_PROBLEM DETAILS_
Leave out the pictures and transcribe everything else exactly.

>> START

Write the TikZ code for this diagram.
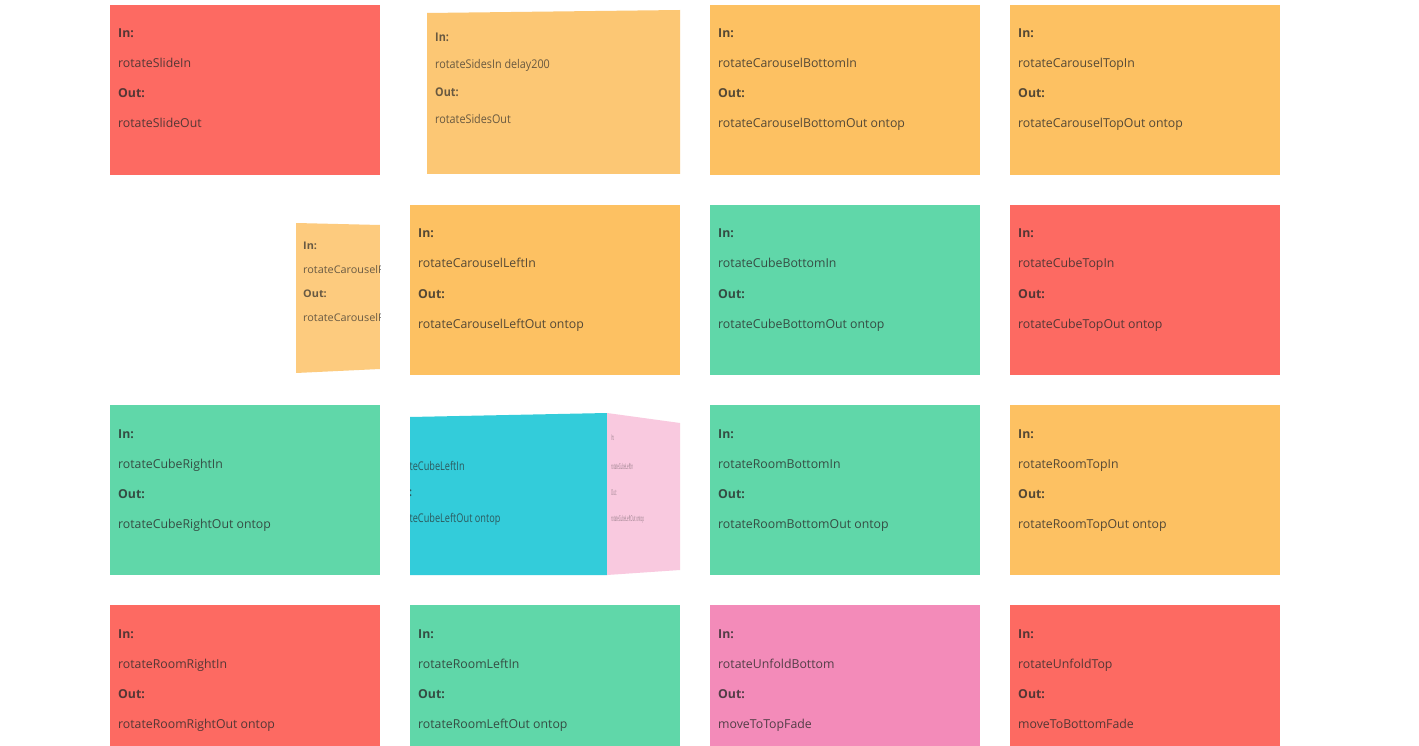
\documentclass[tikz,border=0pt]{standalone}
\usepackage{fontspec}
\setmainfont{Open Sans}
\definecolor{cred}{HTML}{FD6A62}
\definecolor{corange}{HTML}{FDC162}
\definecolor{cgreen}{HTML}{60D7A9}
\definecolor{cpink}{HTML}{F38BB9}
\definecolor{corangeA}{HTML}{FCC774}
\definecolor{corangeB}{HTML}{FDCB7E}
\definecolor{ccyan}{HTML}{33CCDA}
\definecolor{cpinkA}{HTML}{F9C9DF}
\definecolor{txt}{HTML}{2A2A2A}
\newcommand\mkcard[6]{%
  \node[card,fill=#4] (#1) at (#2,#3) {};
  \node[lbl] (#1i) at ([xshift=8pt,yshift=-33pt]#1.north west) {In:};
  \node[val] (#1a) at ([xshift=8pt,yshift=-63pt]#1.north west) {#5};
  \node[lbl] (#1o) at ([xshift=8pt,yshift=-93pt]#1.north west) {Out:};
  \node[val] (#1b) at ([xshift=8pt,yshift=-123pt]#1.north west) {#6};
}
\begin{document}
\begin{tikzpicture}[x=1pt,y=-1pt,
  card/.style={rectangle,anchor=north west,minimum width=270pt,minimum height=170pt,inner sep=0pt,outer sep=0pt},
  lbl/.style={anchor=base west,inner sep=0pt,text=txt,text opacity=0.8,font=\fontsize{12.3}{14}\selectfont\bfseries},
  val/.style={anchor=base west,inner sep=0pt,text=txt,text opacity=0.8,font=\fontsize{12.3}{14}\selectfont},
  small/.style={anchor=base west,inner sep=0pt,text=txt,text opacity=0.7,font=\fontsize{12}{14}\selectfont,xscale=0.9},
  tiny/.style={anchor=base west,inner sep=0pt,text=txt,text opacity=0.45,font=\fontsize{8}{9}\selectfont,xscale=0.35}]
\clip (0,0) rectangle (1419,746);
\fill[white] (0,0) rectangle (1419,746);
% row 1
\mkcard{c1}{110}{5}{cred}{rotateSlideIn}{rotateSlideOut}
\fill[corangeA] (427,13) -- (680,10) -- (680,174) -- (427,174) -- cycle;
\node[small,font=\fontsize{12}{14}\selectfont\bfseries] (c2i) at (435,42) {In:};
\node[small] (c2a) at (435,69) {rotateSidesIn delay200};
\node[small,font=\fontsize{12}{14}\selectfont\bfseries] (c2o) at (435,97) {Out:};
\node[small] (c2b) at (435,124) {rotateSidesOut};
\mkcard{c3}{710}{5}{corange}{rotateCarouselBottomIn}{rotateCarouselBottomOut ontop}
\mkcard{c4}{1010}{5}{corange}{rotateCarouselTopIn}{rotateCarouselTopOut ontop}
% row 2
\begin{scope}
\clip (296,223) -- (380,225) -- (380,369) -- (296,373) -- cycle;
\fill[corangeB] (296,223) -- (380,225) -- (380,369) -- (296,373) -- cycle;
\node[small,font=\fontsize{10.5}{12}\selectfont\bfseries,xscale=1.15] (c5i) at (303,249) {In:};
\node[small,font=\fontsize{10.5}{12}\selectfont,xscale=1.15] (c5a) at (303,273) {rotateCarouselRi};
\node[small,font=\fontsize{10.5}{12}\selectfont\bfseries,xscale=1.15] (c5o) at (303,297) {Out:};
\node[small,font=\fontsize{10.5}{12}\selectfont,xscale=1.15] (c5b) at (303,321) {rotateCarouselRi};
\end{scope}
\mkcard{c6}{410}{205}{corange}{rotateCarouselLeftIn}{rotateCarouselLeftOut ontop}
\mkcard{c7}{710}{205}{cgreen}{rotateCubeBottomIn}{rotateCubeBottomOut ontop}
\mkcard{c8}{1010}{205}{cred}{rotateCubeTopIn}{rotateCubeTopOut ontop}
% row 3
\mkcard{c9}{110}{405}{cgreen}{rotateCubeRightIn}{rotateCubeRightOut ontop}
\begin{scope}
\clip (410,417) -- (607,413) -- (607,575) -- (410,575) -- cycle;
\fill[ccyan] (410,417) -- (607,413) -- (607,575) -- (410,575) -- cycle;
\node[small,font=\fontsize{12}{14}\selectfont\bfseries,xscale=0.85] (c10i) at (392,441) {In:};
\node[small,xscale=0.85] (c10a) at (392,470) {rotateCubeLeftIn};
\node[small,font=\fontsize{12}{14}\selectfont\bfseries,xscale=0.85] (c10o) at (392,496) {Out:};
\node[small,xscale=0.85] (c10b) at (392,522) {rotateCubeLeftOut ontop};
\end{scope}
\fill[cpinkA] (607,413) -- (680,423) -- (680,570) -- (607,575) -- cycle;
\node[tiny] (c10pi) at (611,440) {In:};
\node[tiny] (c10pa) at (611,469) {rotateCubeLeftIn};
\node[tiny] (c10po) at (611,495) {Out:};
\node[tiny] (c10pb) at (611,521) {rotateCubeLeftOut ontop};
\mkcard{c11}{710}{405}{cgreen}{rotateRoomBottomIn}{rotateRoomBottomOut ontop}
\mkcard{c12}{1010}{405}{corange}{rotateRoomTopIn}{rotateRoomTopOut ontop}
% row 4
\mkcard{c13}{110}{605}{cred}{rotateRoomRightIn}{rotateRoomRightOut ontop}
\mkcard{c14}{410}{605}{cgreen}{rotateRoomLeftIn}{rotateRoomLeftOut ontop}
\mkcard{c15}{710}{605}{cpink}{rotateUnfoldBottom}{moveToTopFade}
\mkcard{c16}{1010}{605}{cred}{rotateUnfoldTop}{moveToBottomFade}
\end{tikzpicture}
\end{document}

>> END

_COMPLETE RESPONSE_
Write the TikZ code for this diagram.
\documentclass[tikz,border=0pt]{standalone}
\usepackage{fontspec}
\setmainfont{Open Sans}
\definecolor{cred}{HTML}{FD6A62}
\definecolor{corange}{HTML}{FDC162}
\definecolor{cgreen}{HTML}{60D7A9}
\definecolor{cpink}{HTML}{F38BB9}
\definecolor{corangeA}{HTML}{FCC774}
\definecolor{corangeB}{HTML}{FDCB7E}
\definecolor{ccyan}{HTML}{33CCDA}
\definecolor{cpinkA}{HTML}{F9C9DF}
\definecolor{txt}{HTML}{2A2A2A}
\newcommand\mkcard[6]{%
  \node[card,fill=#4] (#1) at (#2,#3) {};
  \node[lbl] (#1i) at ([xshift=8pt,yshift=-33pt]#1.north west) {In:};
  \node[val] (#1a) at ([xshift=8pt,yshift=-63pt]#1.north west) {#5};
  \node[lbl] (#1o) at ([xshift=8pt,yshift=-93pt]#1.north west) {Out:};
  \node[val] (#1b) at ([xshift=8pt,yshift=-123pt]#1.north west) {#6};
}
\begin{document}
\begin{tikzpicture}[x=1pt,y=-1pt,
  card/.style={rectangle,anchor=north west,minimum width=270pt,minimum height=170pt,inner sep=0pt,outer sep=0pt},
  lbl/.style={anchor=base west,inner sep=0pt,text=txt,text opacity=0.8,font=\fontsize{12.3}{14}\selectfont\bfseries},
  val/.style={anchor=base west,inner sep=0pt,text=txt,text opacity=0.8,font=\fontsize{12.3}{14}\selectfont},
  small/.style={anchor=base west,inner sep=0pt,text=txt,text opacity=0.7,font=\fontsize{12}{14}\selectfont,xscale=0.9},
  tiny/.style={anchor=base west,inner sep=0pt,text=txt,text opacity=0.45,font=\fontsize{8}{9}\selectfont,xscale=0.35}]
\clip (0,0) rectangle (1419,746);
\fill[white] (0,0) rectangle (1419,746);
% row 1
\mkcard{c1}{110}{5}{cred}{rotateSlideIn}{rotateSlideOut}
\fill[corangeA] (427,13) -- (680,10) -- (680,174) -- (427,174) -- cycle;
\node[small,font=\fontsize{12}{14}\selectfont\bfseries] (c2i) at (435,42) {In:};
\node[small] (c2a) at (435,69) {rotateSidesIn delay200};
\node[small,font=\fontsize{12}{14}\selectfont\bfseries] (c2o) at (435,97) {Out:};
\node[small] (c2b) at (435,124) {rotateSidesOut};
\mkcard{c3}{710}{5}{corange}{rotateCarouselBottomIn}{rotateCarouselBottomOut ontop}
\mkcard{c4}{1010}{5}{corange}{rotateCarouselTopIn}{rotateCarouselTopOut ontop}
% row 2
\begin{scope}
\clip (296,223) -- (380,225) -- (380,369) -- (296,373) -- cycle;
\fill[corangeB] (296,223) -- (380,225) -- (380,369) -- (296,373) -- cycle;
\node[small,font=\fontsize{10.5}{12}\selectfont\bfseries,xscale=1.15] (c5i) at (303,249) {In:};
\node[small,font=\fontsize{10.5}{12}\selectfont,xscale=1.15] (c5a) at (303,273) {rotateCarouselRi};
\node[small,font=\fontsize{10.5}{12}\selectfont\bfseries,xscale=1.15] (c5o) at (303,297) {Out:};
\node[small,font=\fontsize{10.5}{12}\selectfont,xscale=1.15] (c5b) at (303,321) {rotateCarouselRi};
\end{scope}
\mkcard{c6}{410}{205}{corange}{rotateCarouselLeftIn}{rotateCarouselLeftOut ontop}
\mkcard{c7}{710}{205}{cgreen}{rotateCubeBottomIn}{rotateCubeBottomOut ontop}
\mkcard{c8}{1010}{205}{cred}{rotateCubeTopIn}{rotateCubeTopOut ontop}
% row 3
\mkcard{c9}{110}{405}{cgreen}{rotateCubeRightIn}{rotateCubeRightOut ontop}
\begin{scope}
\clip (410,417) -- (607,413) -- (607,575) -- (410,575) -- cycle;
\fill[ccyan] (410,417) -- (607,413) -- (607,575) -- (410,575) -- cycle;
\node[small,font=\fontsize{12}{14}\selectfont\bfseries,xscale=0.85] (c10i) at (392,441) {In:};
\node[small,xscale=0.85] (c10a) at (392,470) {rotateCubeLeftIn};
\node[small,font=\fontsize{12}{14}\selectfont\bfseries,xscale=0.85] (c10o) at (392,496) {Out:};
\node[small,xscale=0.85] (c10b) at (392,522) {rotateCubeLeftOut ontop};
\end{scope}
\fill[cpinkA] (607,413) -- (680,423) -- (680,570) -- (607,575) -- cycle;
\node[tiny] (c10pi) at (611,440) {In:};
\node[tiny] (c10pa) at (611,469) {rotateCubeLeftIn};
\node[tiny] (c10po) at (611,495) {Out:};
\node[tiny] (c10pb) at (611,521) {rotateCubeLeftOut ontop};
\mkcard{c11}{710}{405}{cgreen}{rotateRoomBottomIn}{rotateRoomBottomOut ontop}
\mkcard{c12}{1010}{405}{corange}{rotateRoomTopIn}{rotateRoomTopOut ontop}
% row 4
\mkcard{c13}{110}{605}{cred}{rotateRoomRightIn}{rotateRoomRightOut ontop}
\mkcard{c14}{410}{605}{cgreen}{rotateRoomLeftIn}{rotateRoomLeftOut ontop}
\mkcard{c15}{710}{605}{cpink}{rotateUnfoldBottom}{moveToTopFade}
\mkcard{c16}{1010}{605}{cred}{rotateUnfoldTop}{moveToBottomFade}
\end{tikzpicture}
\end{document}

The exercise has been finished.